Little Barrie, groupe dont l’Europe a commencé à entendre parler du temps où l’Angleterre en faisait encore partie, a toujours eu le chic pour trouver ses producteurs. Tout débute en 2005 avec un premier essai finalisé par Edwyn Collins (qui produira au final 3 des albums du groupe). Un an plus tard, c’est Dan The Automator qui s’y colle sur « Stand Your Ground ». Vingt après tout cela, et alors même que le nom de Little Barrie n’évoque plus grand-chose à grand monde, c’est Dan Auerbach des Black Keys qui accueille ces réfugiés électriques sur son propre label, Easy Eye Sound. Mieux que ça même : il produit cet album que plus personne n’attendait et dont on saisit instantanément qu’il plonge très profond dans l’Allemagne kraut-funk des disques de CAN période Damo Suzuki.
Retour gagnant
Voilà déjà 8 ans, personne n’aurait parié sur la longévité du groupe : le batteur Virgil Howe décédait d’une crise cardiaque quelques semaines seulement avant le départ du groupe en tournée. Cette scoumoune qui colle à la peau, Little Barrie réussira par miracle à s’en défaire grâce au renfort d’une recrue de poids en la personne de Malcom Catto de The Heliocentrics. Ce mariage arrangé donnait ainsi naissance en 2020 à « Quatermass Seven » ; hélas publié en plein Covid-19. Pas de quoi arranger les affaires de nos Anglais qui ont certainement dû penser que les carottes étaient cuites et le futur loin derrière.

Une guerre sans morts
Voilà pour le contexte entourant la sortie de cet heureux « Electric War » qui sonne le pas de charge dans une Angleterre électriquement dévastée. Sans nostalgie ni revivalisme, le groupe dont le seul anachronisme tient à l’utilisation de guitares mélange influences, décennies et styles pour expulser une sorte de funk-garage nerveux à mi-chemin entre la compilation Nuggets de Lenny Kaye, les disques les plus jamesbrownesques de CAN et les albums miraculés d’Edwyn Collins dans les années 2000. Zero Sun, par exemple, sonne comme l’un de ces titres des Black Keys qu’on se désespère de ne plus entendre sur leurs propres albums, Sick 8 déterre un autre artiste encore vivant, à savoir Sean Lennon et son magnifique premier album « Into the sun » ; quant à l’ensemble du disque, il rappelle cette époque désormais lointaine où le rock venu d’Angleterre pouvait contaminer la planète entière sur la simple force d’un accord plaqué ou d’une chronique dans le New Musical Express.

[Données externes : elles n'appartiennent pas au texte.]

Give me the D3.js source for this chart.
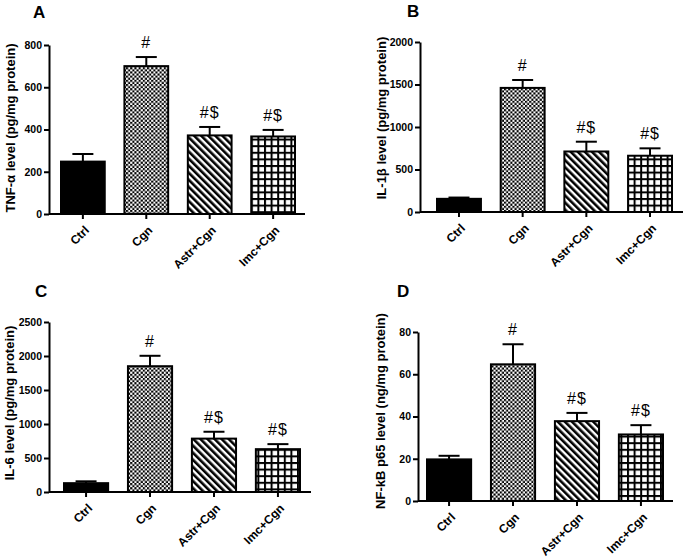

Victimes d’une carrière en forme de sinusoïde, Barrie Cadogan et Lewis Wharton peuvent au fond d’estimer chanceux de ne pas l’avoir été : ce septième disque destiné aux gens ayant encore la force d’écouter une proposition artistique dans le bon ordre permet à Little Barrie de sortir de la petite boite dans laquelle la fatalité l’avait enfermé par erreur.